Single by Warlock

from the album Triumph and Agony
- Released: 1987
- Genre: Heavy metal
- Length: 8:36
- Label: Vertigo
- Songwriter(s): Doro Pesch, Joey Balin
- Producer(s): Joey Balin

Warlock singles chronology
| "East Meets West" (1987) | "Für Immer" (1987) |  |

= Für immer (Warlock song) =

1987 single by Warlock

"Für Immer" ("Forever") is a song composed by the German heavy metal band Warlock, from their 1987 album Triumph and Agony. It was the band's sixth single and it was published by Vertigo Records.

==Review==
The song was published for the second time in a live version as b-side of the Doro Pesch's single "Hard Times" in 1989. It was later published again in the compilation Rare Diamonds, released in March 1991 by PolyGram under the name Warlock & Doro. The video produced for this song and shot by Mark Rezyka is contained in the VHS video compilation with the same name.

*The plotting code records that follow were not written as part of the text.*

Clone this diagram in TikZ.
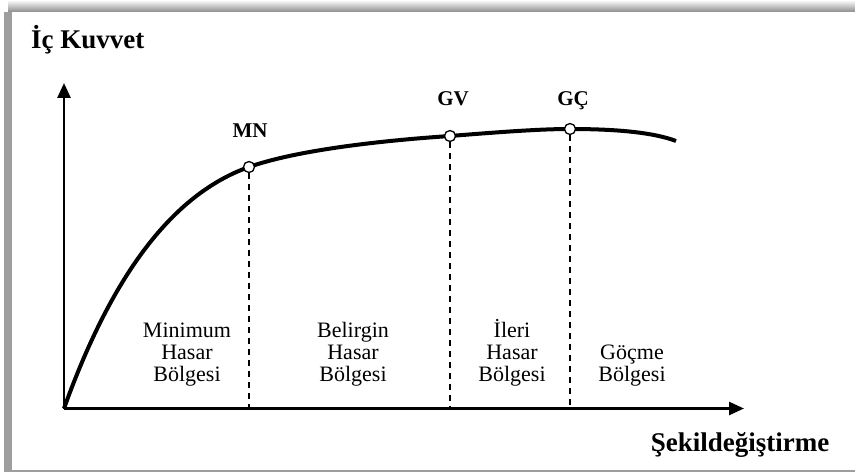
\documentclass[tikz,border=0pt]{standalone}
\usepackage{fontspec}
\setmainfont{Liberation Serif}
\usetikzlibrary{arrows.meta}

\begin{document}
\begin{tikzpicture}[x=1pt,y=-1pt,>={Triangle[length=15pt,width=13pt]},
    axis/.style={->,line width=2.6pt},
    curve/.style={line width=4pt},
    point/.style={circle,draw,fill=white,line width=1.3pt,minimum size=11pt,inner sep=0pt},
    limit/.style={line width=1.3pt,dash pattern=on 6pt off 5pt},
    tag/.style={font=\fontsize{21}{21}\selectfont\bfseries,inner sep=0pt,anchor=base},
    title/.style={font=\fontsize{27}{27}\selectfont\bfseries,inner sep=0pt},
    zone/.style={font=\fontsize{22}{22}\selectfont,align=center,inner sep=0pt,anchor=south}]

                \useasboundingbox (0,0) rectangle (855,473);

                % frame with shadow
                \fill[black!38] (4,12) rectangle (12,471.5);
                \fill[black!38] (4,470) rectangle (855,471.5);
                \shade[top color=white,bottom color=black!45] (8,0) rectangle (855,12);
                \fill[white] (12,12) rectangle (855,470);

                \coordinate (o) at (64,408.5);
                \coordinate (ytop) at (64,83);
                \coordinate (xend) at (744,408.5);
                \coordinate (mn) at (249,167);
                \coordinate (gv) at (450,136);
                \coordinate (gc) at (570,129);
                \coordinate (end) at (676,141);

                \draw[axis] (o) -- (ytop);
                \draw[axis] (o) -- (xend);

                \draw[curve] (o) .. controls (110,280) and (170,195) .. (mn)
                             .. controls (300,149) and (390,140) .. (gv)
                             .. controls (500,132) and (540,129) .. (gc)
                             .. controls (620,129) and (655,133) .. (end);

                \node[point] (p1) at (mn) {};
                \node[point] (p2) at (gv) {};
                \node[point] (p3) at (gc) {};

                \draw[limit] (p1) -- (p1 |- o);
                \draw[limit] (p2) -- (p2 |- o);
                \draw[limit] (p3) -- (p3 |- o);

                \node[tag] (mnlabel) at (250,138) {MN};
                \node[tag] (gvlabel) at (453,106) {GV};
                \node[tag] (gclabel) at (573,106) {GÇ};

                \node[zone] (zone1) at (187,386) {Minimum\\Hasar\\Bölgesi};
                \node[zone] (zone2) at (353,386) {Belirgin\\Hasar\\Bölgesi};
                \node[zone] (zone3) at (512,386) {İleri\\Hasar\\Bölgesi};
                \node[zone] (zone4) at (632,386) {Göçme\\Bölgesi};

                \node[title,anchor=base west] (ylabel) at (31,49) {İç Kuvvet};
                \node[title,anchor=base] (xlabel) at (740,451) {Şekildeğiştirme};

            \end{tikzpicture}
\end{document}
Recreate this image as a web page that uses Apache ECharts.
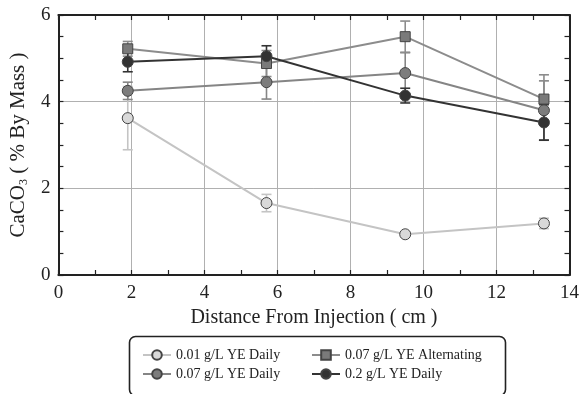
<!DOCTYPE html>
<html>
<head>
<meta charset="utf-8">
<script src="https://cdn.jsdelivr.net/npm/echarts@6/dist/echarts.min.js"></script>
<style>
  html, body { margin: 0; padding: 0; background: #fff; }
  #chart { width: 582px; height: 394px; }
</style>
</head>
<body>
<div id="chart"></div>
<script>
// Sampling distances along the column (cm)
const distances = [1.9, 5.7, 9.5, 13.3];

// CaCO3 content (% by mass) and error half-widths for each treatment
const ye001Daily = [3.62, 1.66, 0.94, 1.19];
const ye001DailyErr = [0.73, 0.20, 0.05, 0.12];

const ye007Daily = [4.25, 4.45, 4.66, 3.80];
const ye007DailyErr = [0.20, 0.39, 0.47, 0.68];

const ye007Alt = [5.22, 4.88, 5.50, 4.06];
const ye007AltErr = [0.17, 0.30, 0.36, 0.56];

const ye02Daily = [4.92, 5.05, 4.14, 3.52];
const ye02DailyErr = [0.23, 0.24, 0.17, 0.41];

const seriesNames = [
  '0.01 g/L YE Daily',
  '0.07 g/L YE Daily',
  '0.07 g/L YE Alternating',
  '0.2 g/L YE Daily'
];

const xTicks = [0, 2, 4, 6, 8, 10, 12, 14];
const yTicks = [0, 2, 4, 6];

const FONT = "'Liberation Serif', 'Times New Roman', serif";

const styles = [
  { line: '#c4c4c4', fill: '#d9d9d9', symbol: 'circle', size: 11 },
  { line: '#858585', fill: '#7d7d7d', symbol: 'circle', size: 11 },
  { line: '#8c8c8c', fill: '#7a7a7a', symbol: 'rect', size: 10 },
  { line: '#333333', fill: '#333333', symbol: 'circle', size: 11 }
];

const values = [ye001Daily, ye007Daily, ye007Alt, ye02Daily];
const errors = [ye001DailyErr, ye007DailyErr, ye007AltErr, ye02DailyErr];

function errorSeries(idx) {
  const data = distances.map((x, i) => [x, values[idx][i] - errors[idx][i], values[idx][i] + errors[idx][i]]);
  return {
    type: 'custom',
    name: seriesNames[idx] + ' err',
    xAxisIndex: 0,
    yAxisIndex: 0,
    z: 3,
    silent: true,
    data: data,
    renderItem: function (params, api) {
      const lo = api.coord([api.value(0), api.value(1)]);
      const hi = api.coord([api.value(0), api.value(2)]);
      const w = 5;
      const st = { stroke: styles[idx].line, lineWidth: 1.6 };
      return {
        type: 'group',
        children: [
          { type: 'line', shape: { x1: lo[0], y1: lo[1], x2: hi[0], y2: hi[1] }, style: st },
          { type: 'line', shape: { x1: lo[0] - w, y1: lo[1], x2: lo[0] + w, y2: lo[1] }, style: st },
          { type: 'line', shape: { x1: hi[0] - w, y1: hi[1], x2: hi[0] + w, y2: hi[1] }, style: st }
        ]
      };
    }
  };
}

function lineSeries(idx) {
  const s = styles[idx];
  return {
    type: 'line',
    name: seriesNames[idx],
    xAxisIndex: 0,
    yAxisIndex: 0,
    z: 4,
    data: distances.map((x, i) => [x, values[idx][i]]),
    symbol: s.symbol,
    symbolSize: s.size,
    showAllSymbol: true,
    lineStyle: { color: s.line, width: 2 },
    itemStyle: { color: s.fill, borderColor: '#444', borderWidth: 1 }
  };
}

const series = [];
for (let i = 0; i < 4; i++) series.push(errorSeries(i));
for (let i = 0; i < 4; i++) series.push(lineSeries(i));

const axisCommon = {
  min: 0,
  axisLine: { show: true, onZero: false, lineStyle: { color: '#222', width: 2 } },
  axisTick: { show: true, inside: true, length: 5, lineStyle: { color: '#222', width: 1.2 } },
  minorTick: { show: true, length: 5, lineStyle: { color: '#222', width: 1.2 } }
};

function legendAt(name, left, top) {
  return {
    data: [name],
    left: left,
    top: top,
    itemWidth: 28,
    itemHeight: 12,
    itemGap: 4,
    selectedMode: false,
    textStyle: { fontFamily: FONT, fontSize: 14, color: '#222' }
  };
}

const option = {
  animation: false,
  backgroundColor: '#ffffff',
  grid: { left: 54, right: 9, top: 15, bottom: 119, containLabel: false },
  xAxis: [
    Object.assign({}, axisCommon, {
      type: 'value', position: 'bottom', max: 14, interval: 2,
      minorTick: Object.assign({}, axisCommon.minorTick, { splitNumber: 2 }),
      axisLabel: {
        margin: 9, fontFamily: FONT, fontSize: 19, color: '#222',
        formatter: v => (xTicks.indexOf(v) >= 0 ? String(v) : '')
      },
      splitLine: { show: true, lineStyle: { color: '#b0b0b0', width: 1 } },
      name: 'Distance From Injection ( cm )',
      nameLocation: 'middle',
      nameGap: 32,
      nameTextStyle: { fontFamily: FONT, fontSize: 20, color: '#222' }
    }),
    Object.assign({}, axisCommon, {
      type: 'value', position: 'top', max: 14, interval: 2,
      minorTick: Object.assign({}, axisCommon.minorTick, { splitNumber: 2 }),
      axisLabel: { show: false },
      splitLine: { show: false }
    })
  ],
  yAxis: [
    Object.assign({}, axisCommon, {
      type: 'value', position: 'left', max: 6, interval: 2,
      minorTick: Object.assign({}, axisCommon.minorTick, { splitNumber: 4 }),
      axisLabel: {
        margin: 8, fontFamily: FONT, fontSize: 19, color: '#222',
        formatter: v => (yTicks.indexOf(v) >= 0 ? String(v) : '')
      },
      splitLine: { show: true, lineStyle: { color: '#b0b0b0', width: 1 } },
      name: 'CaCO{sub|3} ( % By Mass )',
      nameLocation: 'middle',
      nameGap: 28,
      nameTextStyle: {
        fontFamily: FONT, fontSize: 21, color: '#222',
        rich: {
          sub: { fontFamily: FONT, fontSize: 12, color: '#222', verticalAlign: 'bottom', padding: [11, 0, 0, 0] }
        }
      }
    }),
    Object.assign({}, axisCommon, {
      type: 'value', position: 'right', max: 6, interval: 2,
      minorTick: Object.assign({}, axisCommon.minorTick, { splitNumber: 4 }),
      axisLabel: { show: false },
      splitLine: { show: false }
    })
  ],
  legend: [
    legendAt(seriesNames[0], 137, 343),
    legendAt(seriesNames[1], 137, 362),
    legendAt(seriesNames[2], 306, 343),
    legendAt(seriesNames[3], 306, 362)
  ],
  graphic: [
    {
      type: 'rect',
      left: 127,
      top: 334,
      shape: { width: 376, height: 59, r: 6 },
      style: { fill: 'none', stroke: '#222', lineWidth: 1.6 },
      z: 10
    }
  ],
  series: series
};

const chart = echarts.init(document.getElementById('chart'), null, { renderer: 'canvas' });
chart.setOption(option);
</script>
</body>
</html>
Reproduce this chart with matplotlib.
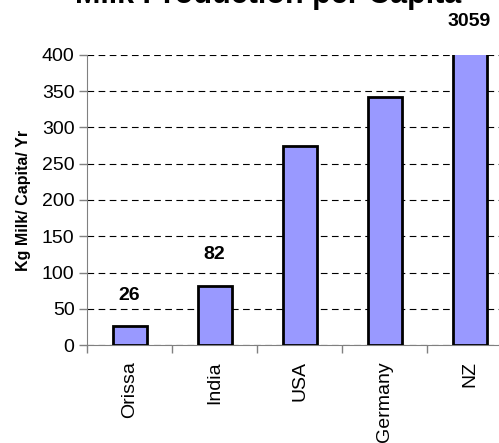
import matplotlib.pyplot as plt

# Data
countries = ['Orissa', 'India', 'USA', 'Germany', 'NZ']
milk = [26, 82, 274, 342, 3059]  # kg milk / capita / yr
shown_labels = {'Orissa': '26', 'India': '82', 'NZ': '3059'}
yticks = [0, 50, 100, 150, 200, 250, 300, 350, 400]

plt.rcParams['font.family'] = ['Liberation Sans', 'DejaVu Sans']

fig = plt.figure(figsize=(4.99, 4.43), dpi=100)
ax = fig.add_axes([87 / 499, 98 / 443, 425 / 499, 290 / 443])

x = range(len(countries))
ax.bar(x, milk, width=0.4, color='#9999FF', edgecolor='black', linewidth=2, zorder=3)

ax.set_xlim(-0.5, len(countries) - 0.5)
ax.set_ylim(0, 400)
ax.set_yticks(yticks)
ax.tick_params(axis='y', labelsize=14, length=6, width=1, color='#808080', pad=3)

# category boundary ticks on x axis, labels at centres
ax.set_xticks([i + 0.5 for i in range(-1, len(countries) - 1)])
ax.set_xticklabels([])
ax.tick_params(axis='x', length=6, width=1, color='#808080', direction='out')
for i, c in enumerate(countries):
    ax.text(i, -0.055, c, transform=ax.get_xaxis_transform(), rotation=90,
            ha='center', va='top', fontsize=14)

ax.yaxis.grid(True, linestyle=(0, (6, 4)), color='black', linewidth=0.8)
ax.set_axisbelow(True)
for s in ['top', 'right']:
    ax.spines[s].set_visible(False)
for s in ['left', 'bottom']:
    ax.spines[s].set_color('#808080')

# value labels
for i, c in enumerate(countries):
    if c in shown_labels:
        if milk[i] > 400:
            ax.text(i, 1.115, shown_labels[c], transform=ax.get_xaxis_transform(),
                    ha='center', va='center', fontsize=14, fontweight='bold')
        else:
            ax.annotate(shown_labels[c], (i, milk[i]), xytext=(0, 22),
                        textcoords='offset points', ha='center', va='center',
                        fontsize=14, fontweight='bold')

ax.set_ylabel('Kg Milk/ Capita/ Yr', fontsize=11.5, fontweight='bold', labelpad=8)
fig.text(268 / 499, 1 - 3 / 443, 'Milk Production per Capita', ha='center',
         va='baseline', fontsize=22, fontweight='bold')

fig.savefig('out.png', dpi=100)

In 1998 the track was part of Doro's compilation The Ballads. In 2003 Doro Pesch released a live version of the song as single, published by SPV/Steamhammer. In 2004 the song had a "classic" treatment, with strings and acoustic guitars, on Doro's album Classic Diamonds . In 2020 Doro Pesch, Gil Ofarim, Henning Wehland from the H-Blockx and Alex Wesselsky from Eisbrecher released a new version of the song in view of the corona crisis.

==Track listing==
1. "Für Immer" - 4:12
2. "Metal Tango" - 4:24

==Doro — Für Immer==
1. "Für Immer" (live radio edit) - 3:30
2. "Für Immer" (live version) - 6:10

== Cover ==
The Swedish band Sabaton released a cover of Für Immer on their 2006 album Attero Dominatus.